WHAT YOU SHOULD DO
Return the number of lines in which the word "draw" appears; add nothing else.
* * * *
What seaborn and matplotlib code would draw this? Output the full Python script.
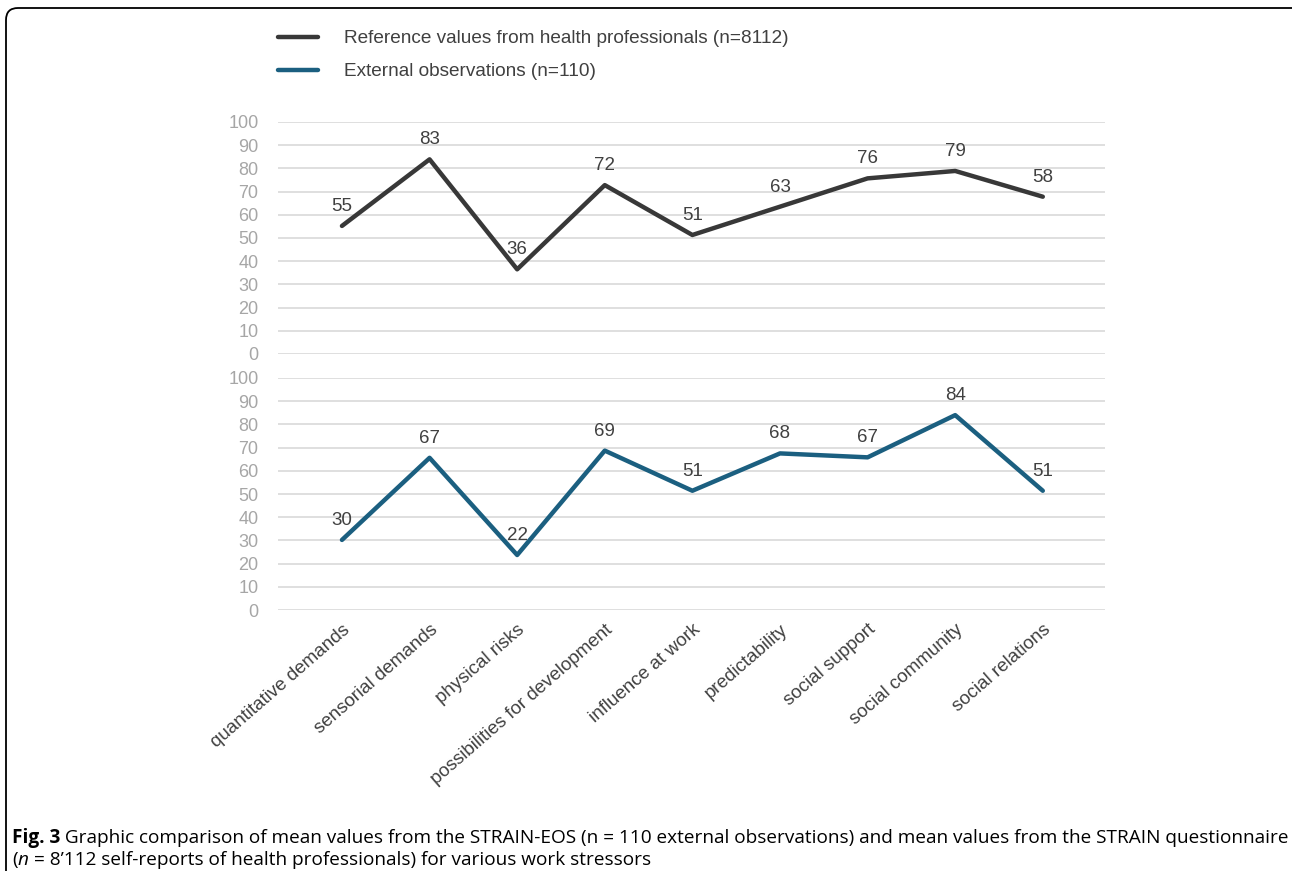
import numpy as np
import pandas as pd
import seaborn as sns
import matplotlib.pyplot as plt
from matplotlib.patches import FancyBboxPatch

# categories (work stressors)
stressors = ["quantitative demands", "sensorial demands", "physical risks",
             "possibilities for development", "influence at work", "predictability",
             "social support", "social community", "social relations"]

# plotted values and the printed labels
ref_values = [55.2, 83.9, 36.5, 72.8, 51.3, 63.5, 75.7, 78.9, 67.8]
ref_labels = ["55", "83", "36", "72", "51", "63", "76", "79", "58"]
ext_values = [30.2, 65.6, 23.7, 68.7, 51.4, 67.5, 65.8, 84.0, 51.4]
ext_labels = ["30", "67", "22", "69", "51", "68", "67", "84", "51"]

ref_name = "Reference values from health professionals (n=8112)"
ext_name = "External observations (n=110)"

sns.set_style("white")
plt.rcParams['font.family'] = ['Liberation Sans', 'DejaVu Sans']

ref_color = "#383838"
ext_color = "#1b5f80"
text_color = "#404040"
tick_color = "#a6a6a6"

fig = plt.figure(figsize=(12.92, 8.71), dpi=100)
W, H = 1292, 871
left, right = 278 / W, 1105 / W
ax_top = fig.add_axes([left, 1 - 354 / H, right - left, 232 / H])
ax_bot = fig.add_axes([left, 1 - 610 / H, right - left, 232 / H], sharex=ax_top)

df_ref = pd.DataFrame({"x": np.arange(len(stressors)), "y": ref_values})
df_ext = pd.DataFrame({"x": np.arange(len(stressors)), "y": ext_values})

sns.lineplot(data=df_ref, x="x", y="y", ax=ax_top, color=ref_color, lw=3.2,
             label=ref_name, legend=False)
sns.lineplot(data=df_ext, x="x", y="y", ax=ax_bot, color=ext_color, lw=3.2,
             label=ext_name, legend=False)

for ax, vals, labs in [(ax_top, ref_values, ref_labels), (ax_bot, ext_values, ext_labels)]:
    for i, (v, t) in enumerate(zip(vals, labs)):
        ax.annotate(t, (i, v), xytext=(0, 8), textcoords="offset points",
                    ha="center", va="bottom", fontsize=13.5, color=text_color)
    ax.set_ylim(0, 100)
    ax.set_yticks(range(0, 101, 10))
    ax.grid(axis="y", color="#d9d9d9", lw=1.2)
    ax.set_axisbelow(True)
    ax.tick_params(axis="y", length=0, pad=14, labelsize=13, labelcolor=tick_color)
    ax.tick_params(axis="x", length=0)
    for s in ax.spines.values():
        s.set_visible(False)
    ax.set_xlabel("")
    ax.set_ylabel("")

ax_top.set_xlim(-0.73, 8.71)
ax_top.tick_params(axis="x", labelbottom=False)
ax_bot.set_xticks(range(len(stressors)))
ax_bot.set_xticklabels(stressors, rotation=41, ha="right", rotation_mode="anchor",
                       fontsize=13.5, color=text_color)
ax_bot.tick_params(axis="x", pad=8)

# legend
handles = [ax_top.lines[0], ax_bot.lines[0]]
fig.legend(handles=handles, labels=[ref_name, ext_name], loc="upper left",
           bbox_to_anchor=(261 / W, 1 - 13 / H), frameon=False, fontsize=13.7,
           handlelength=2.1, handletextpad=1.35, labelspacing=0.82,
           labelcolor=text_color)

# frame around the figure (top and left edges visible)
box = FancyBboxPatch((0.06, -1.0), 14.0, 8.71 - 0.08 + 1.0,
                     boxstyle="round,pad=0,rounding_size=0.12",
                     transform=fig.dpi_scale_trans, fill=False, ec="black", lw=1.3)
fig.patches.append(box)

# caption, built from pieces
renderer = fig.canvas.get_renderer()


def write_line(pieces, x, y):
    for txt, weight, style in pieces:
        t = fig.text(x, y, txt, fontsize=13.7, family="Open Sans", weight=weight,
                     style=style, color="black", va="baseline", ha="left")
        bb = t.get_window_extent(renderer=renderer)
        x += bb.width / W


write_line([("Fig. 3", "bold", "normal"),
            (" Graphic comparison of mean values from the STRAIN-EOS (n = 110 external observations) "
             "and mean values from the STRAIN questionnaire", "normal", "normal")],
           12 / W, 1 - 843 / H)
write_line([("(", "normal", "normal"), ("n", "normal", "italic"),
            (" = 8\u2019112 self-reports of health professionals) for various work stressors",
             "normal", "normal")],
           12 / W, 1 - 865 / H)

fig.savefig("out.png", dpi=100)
* * * *
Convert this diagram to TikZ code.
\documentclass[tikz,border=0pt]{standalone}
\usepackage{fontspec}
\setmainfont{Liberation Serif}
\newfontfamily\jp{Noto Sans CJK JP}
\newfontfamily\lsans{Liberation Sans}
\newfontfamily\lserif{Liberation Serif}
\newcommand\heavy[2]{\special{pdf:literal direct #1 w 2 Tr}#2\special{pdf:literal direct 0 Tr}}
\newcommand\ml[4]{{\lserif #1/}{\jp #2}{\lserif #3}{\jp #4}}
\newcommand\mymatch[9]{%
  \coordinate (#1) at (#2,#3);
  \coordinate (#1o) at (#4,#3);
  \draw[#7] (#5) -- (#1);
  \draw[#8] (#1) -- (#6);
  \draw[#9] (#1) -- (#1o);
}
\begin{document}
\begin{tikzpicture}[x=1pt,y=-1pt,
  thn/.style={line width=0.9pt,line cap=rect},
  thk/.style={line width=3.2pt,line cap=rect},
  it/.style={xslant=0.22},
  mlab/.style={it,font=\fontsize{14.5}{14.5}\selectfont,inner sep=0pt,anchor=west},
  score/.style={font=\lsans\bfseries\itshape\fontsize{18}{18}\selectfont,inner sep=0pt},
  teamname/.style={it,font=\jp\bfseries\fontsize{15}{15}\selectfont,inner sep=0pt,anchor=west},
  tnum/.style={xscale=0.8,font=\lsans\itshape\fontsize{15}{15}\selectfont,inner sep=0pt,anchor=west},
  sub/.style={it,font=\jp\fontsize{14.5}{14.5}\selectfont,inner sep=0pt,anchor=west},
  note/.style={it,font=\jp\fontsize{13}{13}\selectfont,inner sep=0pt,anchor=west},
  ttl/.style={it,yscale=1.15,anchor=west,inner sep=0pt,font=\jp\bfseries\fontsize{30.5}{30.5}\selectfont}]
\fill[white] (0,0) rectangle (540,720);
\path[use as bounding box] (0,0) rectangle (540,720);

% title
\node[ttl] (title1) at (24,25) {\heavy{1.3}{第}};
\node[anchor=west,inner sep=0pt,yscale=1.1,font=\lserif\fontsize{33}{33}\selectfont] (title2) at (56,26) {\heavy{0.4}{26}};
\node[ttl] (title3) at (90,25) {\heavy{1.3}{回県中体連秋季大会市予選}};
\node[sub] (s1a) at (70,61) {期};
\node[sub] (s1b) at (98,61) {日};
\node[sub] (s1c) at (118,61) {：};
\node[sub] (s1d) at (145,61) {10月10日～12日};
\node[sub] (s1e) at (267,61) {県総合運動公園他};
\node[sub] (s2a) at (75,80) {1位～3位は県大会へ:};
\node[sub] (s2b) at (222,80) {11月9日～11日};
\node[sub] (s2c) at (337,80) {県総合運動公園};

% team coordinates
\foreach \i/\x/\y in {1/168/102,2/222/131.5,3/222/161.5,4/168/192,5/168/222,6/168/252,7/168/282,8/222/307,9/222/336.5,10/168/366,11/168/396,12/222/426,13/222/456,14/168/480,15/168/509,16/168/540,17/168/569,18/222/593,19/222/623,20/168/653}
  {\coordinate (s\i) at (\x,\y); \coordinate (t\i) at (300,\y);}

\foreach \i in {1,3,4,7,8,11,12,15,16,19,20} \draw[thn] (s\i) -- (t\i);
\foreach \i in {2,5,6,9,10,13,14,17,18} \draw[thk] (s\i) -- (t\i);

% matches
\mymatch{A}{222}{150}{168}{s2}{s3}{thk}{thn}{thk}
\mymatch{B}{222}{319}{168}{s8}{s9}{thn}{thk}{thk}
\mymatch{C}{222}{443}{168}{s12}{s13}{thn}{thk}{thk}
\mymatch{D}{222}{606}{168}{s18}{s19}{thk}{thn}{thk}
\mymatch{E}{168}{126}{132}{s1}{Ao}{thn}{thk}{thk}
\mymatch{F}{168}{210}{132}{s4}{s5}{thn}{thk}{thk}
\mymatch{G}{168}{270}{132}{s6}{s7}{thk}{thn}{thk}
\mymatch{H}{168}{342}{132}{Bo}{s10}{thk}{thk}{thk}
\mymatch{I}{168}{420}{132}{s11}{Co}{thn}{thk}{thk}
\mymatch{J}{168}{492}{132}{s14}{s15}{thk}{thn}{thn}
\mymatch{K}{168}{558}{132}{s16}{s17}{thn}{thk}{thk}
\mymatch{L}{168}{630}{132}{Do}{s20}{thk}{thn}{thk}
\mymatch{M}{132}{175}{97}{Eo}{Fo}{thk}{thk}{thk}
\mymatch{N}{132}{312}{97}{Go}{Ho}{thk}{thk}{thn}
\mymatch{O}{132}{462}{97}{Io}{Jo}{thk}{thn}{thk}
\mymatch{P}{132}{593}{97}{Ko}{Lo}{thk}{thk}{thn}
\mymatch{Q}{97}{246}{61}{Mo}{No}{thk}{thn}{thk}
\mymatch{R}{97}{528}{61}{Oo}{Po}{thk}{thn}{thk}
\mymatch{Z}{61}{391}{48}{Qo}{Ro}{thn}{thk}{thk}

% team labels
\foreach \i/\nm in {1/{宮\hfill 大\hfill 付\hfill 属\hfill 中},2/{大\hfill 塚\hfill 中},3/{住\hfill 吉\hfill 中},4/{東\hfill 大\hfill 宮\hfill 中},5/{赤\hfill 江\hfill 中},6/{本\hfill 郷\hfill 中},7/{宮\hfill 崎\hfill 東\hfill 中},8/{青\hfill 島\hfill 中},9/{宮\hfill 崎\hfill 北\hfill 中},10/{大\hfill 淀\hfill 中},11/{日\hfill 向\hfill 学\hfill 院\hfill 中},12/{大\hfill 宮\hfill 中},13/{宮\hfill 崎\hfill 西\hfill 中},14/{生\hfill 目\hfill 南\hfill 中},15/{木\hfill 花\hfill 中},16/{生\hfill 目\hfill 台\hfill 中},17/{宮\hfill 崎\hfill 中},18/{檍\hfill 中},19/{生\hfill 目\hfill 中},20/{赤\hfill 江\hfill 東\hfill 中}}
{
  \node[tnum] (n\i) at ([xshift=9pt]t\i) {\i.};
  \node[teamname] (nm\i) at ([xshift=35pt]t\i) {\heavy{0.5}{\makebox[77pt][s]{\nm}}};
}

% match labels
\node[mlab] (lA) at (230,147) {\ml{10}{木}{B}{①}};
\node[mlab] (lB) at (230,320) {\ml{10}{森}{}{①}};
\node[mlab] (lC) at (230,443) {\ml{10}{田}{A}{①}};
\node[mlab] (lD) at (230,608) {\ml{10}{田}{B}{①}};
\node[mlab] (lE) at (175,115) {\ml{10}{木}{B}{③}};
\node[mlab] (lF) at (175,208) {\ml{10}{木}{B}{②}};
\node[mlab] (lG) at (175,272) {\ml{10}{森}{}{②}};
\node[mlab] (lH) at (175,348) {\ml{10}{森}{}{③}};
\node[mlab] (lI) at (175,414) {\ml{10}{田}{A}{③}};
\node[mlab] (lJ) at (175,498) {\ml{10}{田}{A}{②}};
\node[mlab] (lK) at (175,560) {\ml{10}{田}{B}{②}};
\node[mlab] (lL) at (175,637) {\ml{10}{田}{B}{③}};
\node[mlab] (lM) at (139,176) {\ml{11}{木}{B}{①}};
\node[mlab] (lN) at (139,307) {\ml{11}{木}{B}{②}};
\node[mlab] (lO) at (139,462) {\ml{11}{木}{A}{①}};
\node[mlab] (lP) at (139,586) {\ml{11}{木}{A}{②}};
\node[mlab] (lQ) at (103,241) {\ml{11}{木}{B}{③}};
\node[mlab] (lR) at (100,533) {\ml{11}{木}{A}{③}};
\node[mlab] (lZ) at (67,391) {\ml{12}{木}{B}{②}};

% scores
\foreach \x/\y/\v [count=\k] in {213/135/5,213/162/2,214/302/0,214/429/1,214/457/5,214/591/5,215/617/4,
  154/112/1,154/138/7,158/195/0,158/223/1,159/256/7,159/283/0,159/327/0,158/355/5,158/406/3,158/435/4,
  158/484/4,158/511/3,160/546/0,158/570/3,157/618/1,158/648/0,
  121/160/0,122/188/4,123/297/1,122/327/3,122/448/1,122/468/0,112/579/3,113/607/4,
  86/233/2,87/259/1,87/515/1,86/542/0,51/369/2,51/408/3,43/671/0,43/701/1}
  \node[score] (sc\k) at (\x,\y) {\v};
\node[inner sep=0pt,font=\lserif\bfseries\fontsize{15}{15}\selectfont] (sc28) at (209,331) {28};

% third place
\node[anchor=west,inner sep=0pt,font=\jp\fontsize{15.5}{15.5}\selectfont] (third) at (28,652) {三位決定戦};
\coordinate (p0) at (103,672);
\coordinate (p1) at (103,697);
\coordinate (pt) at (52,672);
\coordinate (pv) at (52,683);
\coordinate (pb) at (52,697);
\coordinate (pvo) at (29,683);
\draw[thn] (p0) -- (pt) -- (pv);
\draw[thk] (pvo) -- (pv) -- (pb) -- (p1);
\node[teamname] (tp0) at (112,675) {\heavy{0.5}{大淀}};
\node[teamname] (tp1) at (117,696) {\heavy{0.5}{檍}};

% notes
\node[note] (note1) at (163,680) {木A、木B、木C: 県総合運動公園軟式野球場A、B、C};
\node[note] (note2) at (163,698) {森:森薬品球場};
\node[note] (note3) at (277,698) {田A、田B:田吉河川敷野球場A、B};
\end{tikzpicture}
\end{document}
* * * *
REPLY TO THE TASK
8